• [EXERCISE GOAL]:
Pictures stay out. Extract the lines below from the first one through the line with "anchor=base west] (factorymethod)", both included.

• [PROVIDED DATA]:
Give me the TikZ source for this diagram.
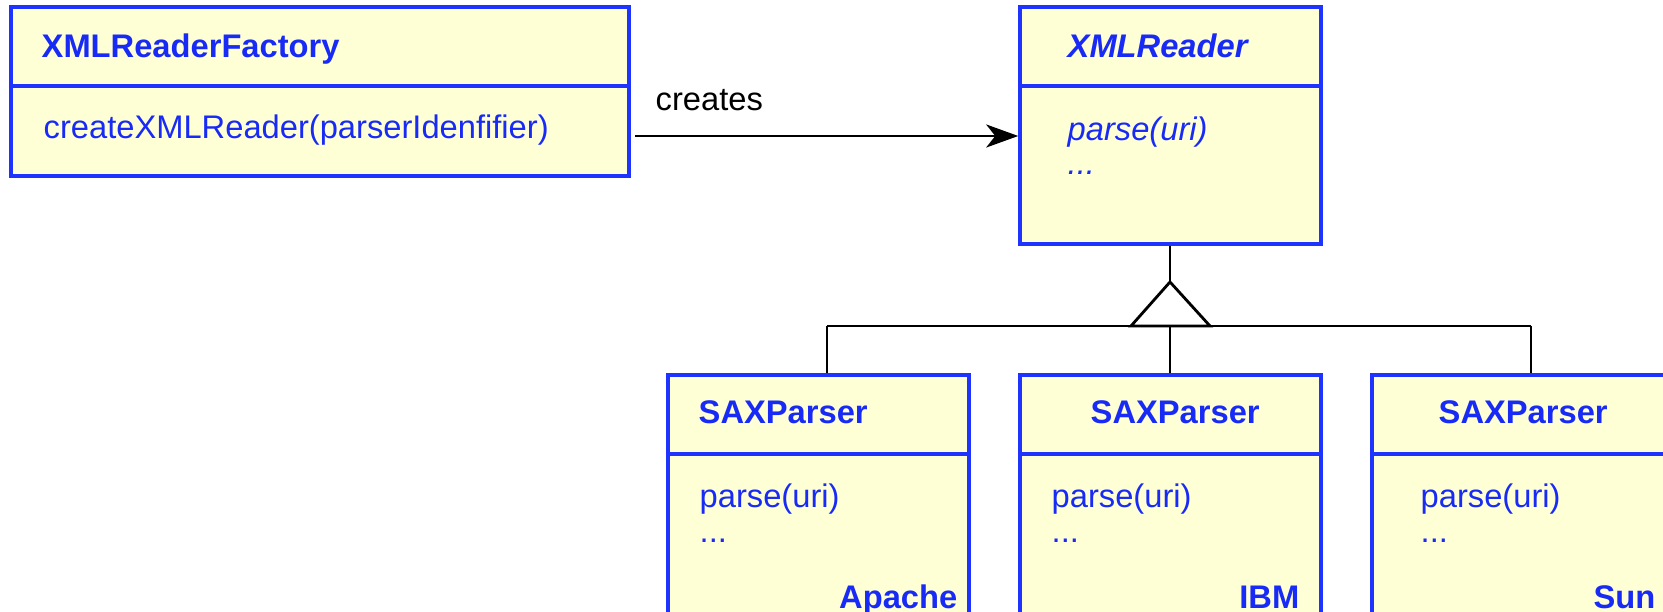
\documentclass[tikz,border=0pt]{standalone}
\usepackage{fontspec}
\setmainfont{Liberation Sans}
\usetikzlibrary{arrows.meta,fit}
\definecolor{umlblue}{RGB}{31,51,255}
\definecolor{umltext}{RGB}{24,42,245}
\definecolor{umlfill}{RGB}{255,255,214}

\begin{document}
\begin{tikzpicture}[x=0.1mm, y=-0.1mm,
		classbox/.style={draw=umlblue, fill=umlfill, line width=1pt, inner sep=0pt},
		classline/.style={draw=umlblue, line width=1pt},
		txt/.style={font=\fontsize{9.3}{11}\selectfont, inner sep=0pt, text=umltext},
		title/.style={txt, font=\fontsize{9.3}{11}\selectfont\bfseries},
		vendor/.style={title, anchor=base east},
		link/.style={line width=0.8pt, black}]
		%%%%% START %%%%%
		
		\useasboundingbox (0, 0) rectangle (1663, 612);
		\clip (0, 0) rectangle (1663, 612);
		
		% factory
		\node[classbox, fit={(11, 7) (629, 176)}] (factory) {};
		\draw[classline] (11, 86) -- (629, 86);
		\node[title, anchor=base west] (factorytitle) at (41, 58) {XMLReaderFactory};
		\node[txt, anchor=base west] (factorymethod) at (43, 139) {createXMLReader(parserIdenfifier)};
		
		% reader interface
		\node[classbox, fit={(1020, 7) (1321, 244)}] (reader) {};
		\draw[classline] (1020, 86) -- (1321, 86);
		\node[title, anchor=base west, font=\fontsize{9.3}{11}\selectfont\bfseries\itshape] (readertitle) at (1067, 58) {XMLReader};
		\node[txt, anchor=base west, font=\fontsize{9.3}{11}\selectfont\itshape] (readermethod) at (1067, 141) {parse(uri)};
		\node[txt, anchor=base west, font=\fontsize{9.3}{11}\selectfont\itshape] (readerdots) at (1067, 175) {...};
		
		% creates
		\coordinate (createsstart) at (635, 136);
		\draw[link, -{Stealth[length=3.2mm, width=2.3mm, inset=0.9mm]}] (createsstart) -- (createsstart -| reader.west);
		\node[txt, text=black, anchor=base west] (createslabel) at (655, 111) {creates};
		
		% parsers
		\node[classbox, fit={(668, 375) (969, 640)}] (apache) {};
		\draw[classline] (668, 454) -- (969, 454);
		\node[title, anchor=base west] (apachetitle) at (698, 424) {SAXParser};
		\node[txt, anchor=base west] (apachemethod) at (699, 508) {parse(uri)};
		\node[txt, anchor=base west] (apachedots) at (699, 543) {...};
		\node[vendor] (apachename) at (958, 609) {Apache};
		
		\node[classbox, fit={(1020, 375) (1321, 640)}] (ibm) {};
		\draw[classline] (1020, 454) -- (1321, 454);
		\node[title, anchor=base west] (ibmtitle) at (1090, 424) {SAXParser};
		\node[txt, anchor=base west] (ibmmethod) at (1051, 508) {parse(uri)};
		\node[txt, anchor=base west] (ibmdots) at (1051, 543) {...};
		\node[vendor] (ibmname) at (1300, 609) {IBM};
		
		\node[classbox, fit={(1372, 375) (1700, 640)}] (sun) {};
		\draw[classline] (1372, 454) -- (1700, 454);
		\node[title, anchor=base west] (suntitle) at (1438, 424) {SAXParser};
		\node[txt, anchor=base west] (sunmethod) at (1420, 508) {parse(uri)};
		\node[txt, anchor=base west] (sundots) at (1420, 543) {...};
		\node[vendor] (sunname) at (1656, 609) {Sun};
		
		% generalization
		\coordinate (tip) at (1170, 282);
		\coordinate (barL) at (827, 326);
		\coordinate (barM) at (1170, 326);
		\coordinate (barR) at (1531, 326);
		\draw[link] (reader.south -| tip) -- (tip);
		\draw[link, line join=miter] (tip) -- (1131, 326) -- (1210, 326) -- cycle;
		\draw[link] (barL) -- (barR);
		\draw[link] (barL) -- (barL |- apache.north);
		\draw[link] (barM) -- (barM |- ibm.north);
		\draw[link] (barR) -- (barR |- sun.north);
		
		%%%%% END %%%%%
	\end{tikzpicture}
\end{document}
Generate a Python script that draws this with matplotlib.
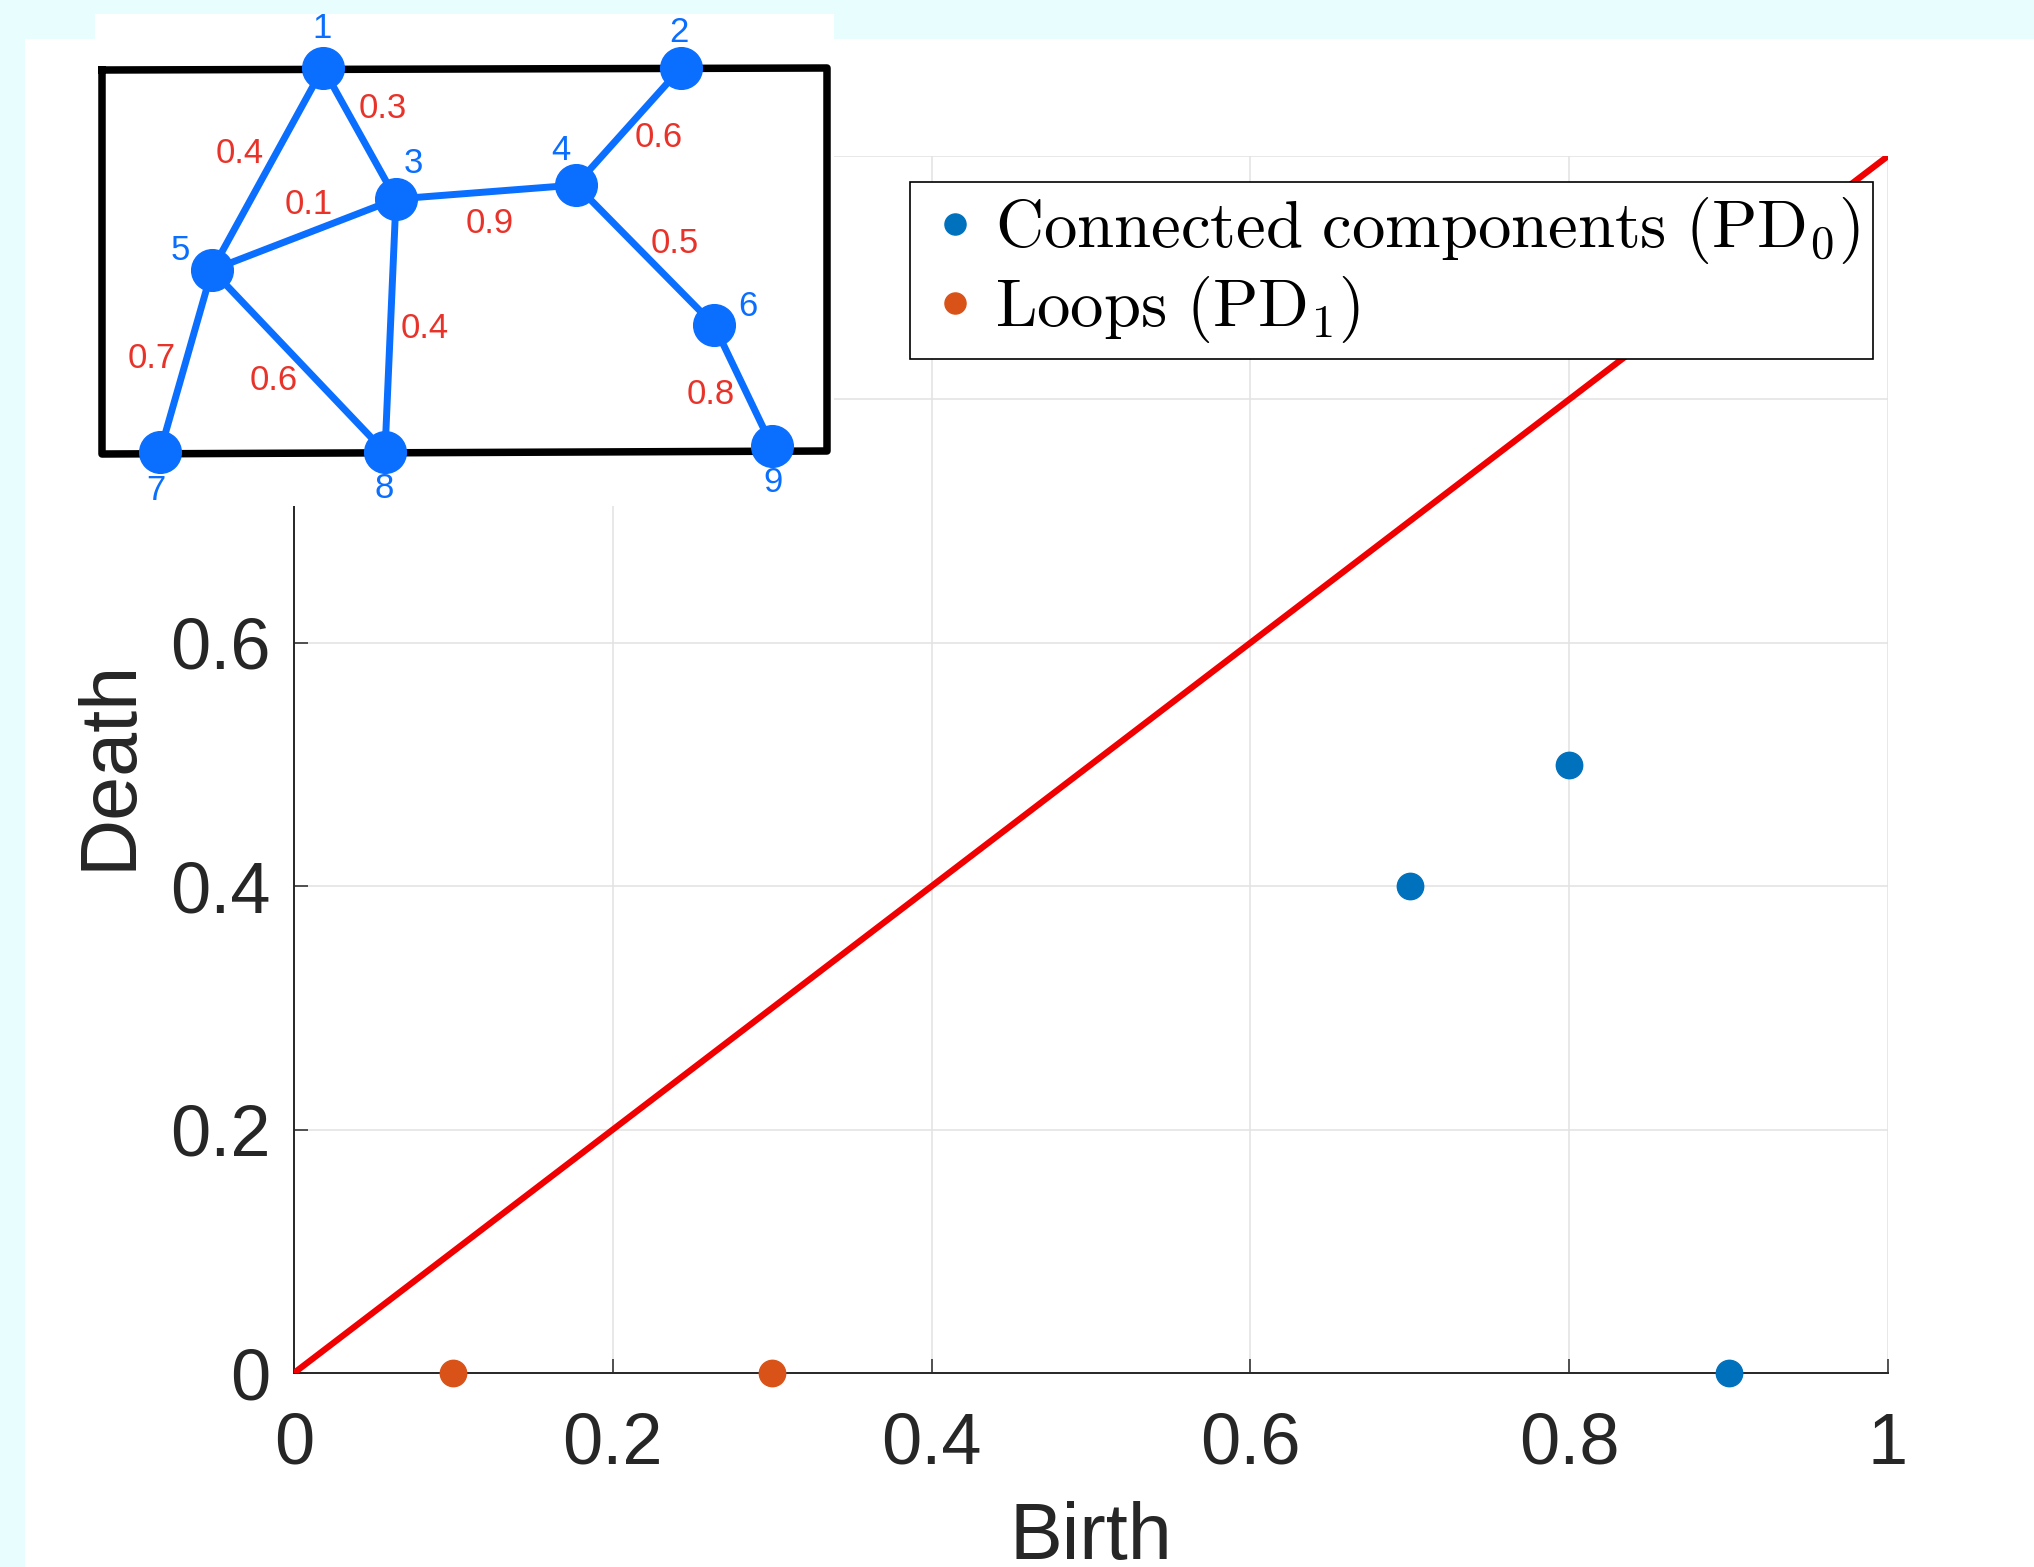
import matplotlib
matplotlib.use("Agg")
import matplotlib.pyplot as plt
from matplotlib.patches import Rectangle

# persistence diagram points
pd0_birth = [0.7, 0.8, 0.9]
pd0_death = [0.4, 0.5, 0.0]
pd1_birth = [0.1, 0.3]
pd1_death = [0.0, 0.0]
diag = [0.0, 1.0]

ticks = [0, 0.2, 0.4, 0.6, 0.8, 1.0]
tick_labels = ['0', '0.2', '0.4', '0.6', '0.8', '1']

# inset graph (pixel coordinates of the drawing)
node_names = ['1', '2', '3', '4', '5', '6', '7', '8', '9']
node_x = [323, 681, 396, 576, 212, 714, 160, 385, 772]
node_y = [68, 68, 199, 185, 270, 325, 452, 452, 446]
node_label_x = [322, 679, 413, 561, 180, 748, 156, 384, 773]
node_label_y = [28, 32, 163, 150, 250, 306, 490, 488, 482]

edges = [(1, 5), (1, 3), (3, 5), (3, 4), (2, 4), (4, 6), (3, 8), (5, 7), (5, 8), (6, 9)]
weights = ['0.4', '0.3', '0.1', '0.9', '0.6', '0.5', '0.4', '0.7', '0.6', '0.8']
weight_x = [240, 383, 309, 490, 659, 675, 425, 152, 274, 711]
weight_y = [153, 108, 204, 223, 137, 243, 329, 359, 381, 394]

box_x = [102, 827, 827, 102, 102]
box_y = [70, 68, 451, 454, 70]

plt.rcParams['font.family'] = ['Liberation Sans', 'DejaVu Sans']
plt.rcParams['mathtext.fontset'] = 'cm'

W, H = 2034, 1567
fig = plt.figure(figsize=(W / 100, H / 100), dpi=100, facecolor='#E8FDFD')

# white panel behind the plot
fig.patches.append(Rectangle((25 / W, 0), 1, (H - 39) / H, transform=fig.transFigure,
                             facecolor='white', edgecolor='none', zorder=-10))

ax = fig.add_axes([294 / W, 1 - 1373 / H, (1888 - 294) / W, (1373 - 156) / H])
ax.set_xlim(0, 1)
ax.set_ylim(0, 1)

dark = '#262626'
ax.grid(True, color='#E2E2E2', linewidth=1.1)
ax.set_axisbelow(True)

ax.plot(pd0_birth, pd0_death, 'o', color='#0072BD', markersize=19, clip_on=False,
        zorder=4, label=r'$\mathrm{Connected\ components\ (PD_0)}$')
ax.plot(pd1_birth, pd1_death, 'o', color='#D95319', markersize=19, clip_on=False,
        zorder=4, label=r'$\mathrm{Loops\ (PD_1)}$')
ax.plot(diag, diag, color='#F00000', linewidth=4.5, zorder=3)

ax.set_xticks(ticks)
ax.set_xticklabels(tick_labels)
ax.set_yticks(ticks)
ax.set_yticklabels(tick_labels)
ax.tick_params(axis='x', direction='in', length=10, width=1.1, color=dark,
               labelcolor=dark, labelsize=52, pad=28)
ax.tick_params(axis='y', direction='in', length=10, width=1.1, color=dark,
               labelcolor=dark, labelsize=52, pad=17)
for side in ['top', 'right']:
    ax.spines[side].set_visible(False)
for side in ['left', 'bottom']:
    ax.spines[side].set_color(dark)
    ax.spines[side].set_linewidth(1.4)

ax.set_xlabel('Birth', fontsize=57, color=dark, labelpad=16)
ax.set_ylabel('Death', fontsize=57, color=dark, labelpad=16)

leg = ax.legend(loc='upper left', bbox_to_anchor=(910 / W, 1 - 182 / H),
                bbox_transform=fig.transFigure, borderaxespad=0, fontsize=48,
                markerscale=0.8, handlelength=0.95, handletextpad=0.12,
                borderpad=0.2, labelspacing=0.12, fancybox=False, framealpha=1)
leg.get_frame().set_edgecolor('black')
leg.get_frame().set_linewidth(1.2)

# inset with the weighted graph
axi = fig.add_axes([95 / W, 1 - 506 / H, (834 - 95) / W, (506 - 14) / H], zorder=5)
axi.set_xlim(95, 834)
axi.set_ylim(506, 14)
axi.set_facecolor('white')
axi.set_xticks([])
axi.set_yticks([])
for s in axi.spines.values():
    s.set_visible(False)

axi.plot(box_x, box_y, color='black', linewidth=5.4, solid_joinstyle='round')
blue = '#0A6EFF'
red = '#E8332A'
for (a, b) in edges:
    axi.plot([node_x[a - 1], node_x[b - 1]], [node_y[a - 1], node_y[b - 1]],
             color=blue, linewidth=5, solid_capstyle='round')
axi.plot(node_x, node_y, 'o', color=blue, markersize=30, linestyle='none')
for name, lx, ly in zip(node_names, node_label_x, node_label_y):
    axi.text(lx, ly, name, color=blue, fontsize=25, ha='center', va='center')
for w, wx, wy in zip(weights, weight_x, weight_y):
    axi.text(wx, wy, w, color=red, fontsize=25, ha='center', va='center')

fig.savefig('out.png', dpi=100, facecolor=fig.get_facecolor())
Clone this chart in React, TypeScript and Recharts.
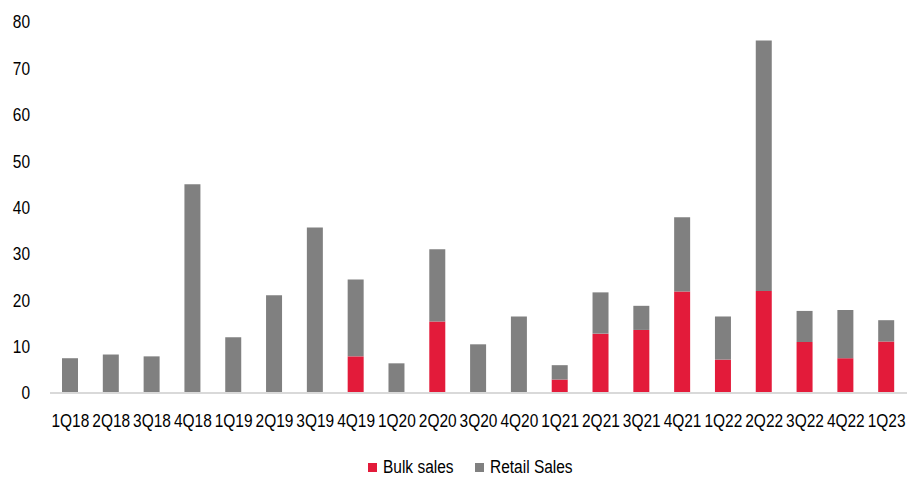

• [CORRECT OUTPUT]:
Give me the TikZ source for this diagram.
\documentclass[tikz,border=0pt]{standalone}
\usepackage{fontspec}
\setmainfont{Liberation Sans}
\usetikzlibrary{arrows.meta,fit}
\definecolor{umlblue}{RGB}{31,51,255}
\definecolor{umltext}{RGB}{24,42,245}
\definecolor{umlfill}{RGB}{255,255,214}

\begin{document}
\begin{tikzpicture}[x=0.1mm, y=-0.1mm,
		classbox/.style={draw=umlblue, fill=umlfill, line width=1pt, inner sep=0pt},
		classline/.style={draw=umlblue, line width=1pt},
		txt/.style={font=\fontsize{9.3}{11}\selectfont, inner sep=0pt, text=umltext},
		title/.style={txt, font=\fontsize{9.3}{11}\selectfont\bfseries},
		vendor/.style={title, anchor=base east},
		link/.style={line width=0.8pt, black}]
		%%%%% START %%%%%
		
		\useasboundingbox (0, 0) rectangle (1663, 612);
		\clip (0, 0) rectangle (1663, 612);
		
		% factory
		\node[classbox, fit={(11, 7) (629, 176)}] (factory) {};
		\draw[classline] (11, 86) -- (629, 86);
		\node[title, anchor=base west] (factorytitle) at (41, 58) {XMLReaderFactory};
		\node[txt, anchor=base west] (factorymethod) at (43, 139) {createXMLReader(parserIdenfifier)};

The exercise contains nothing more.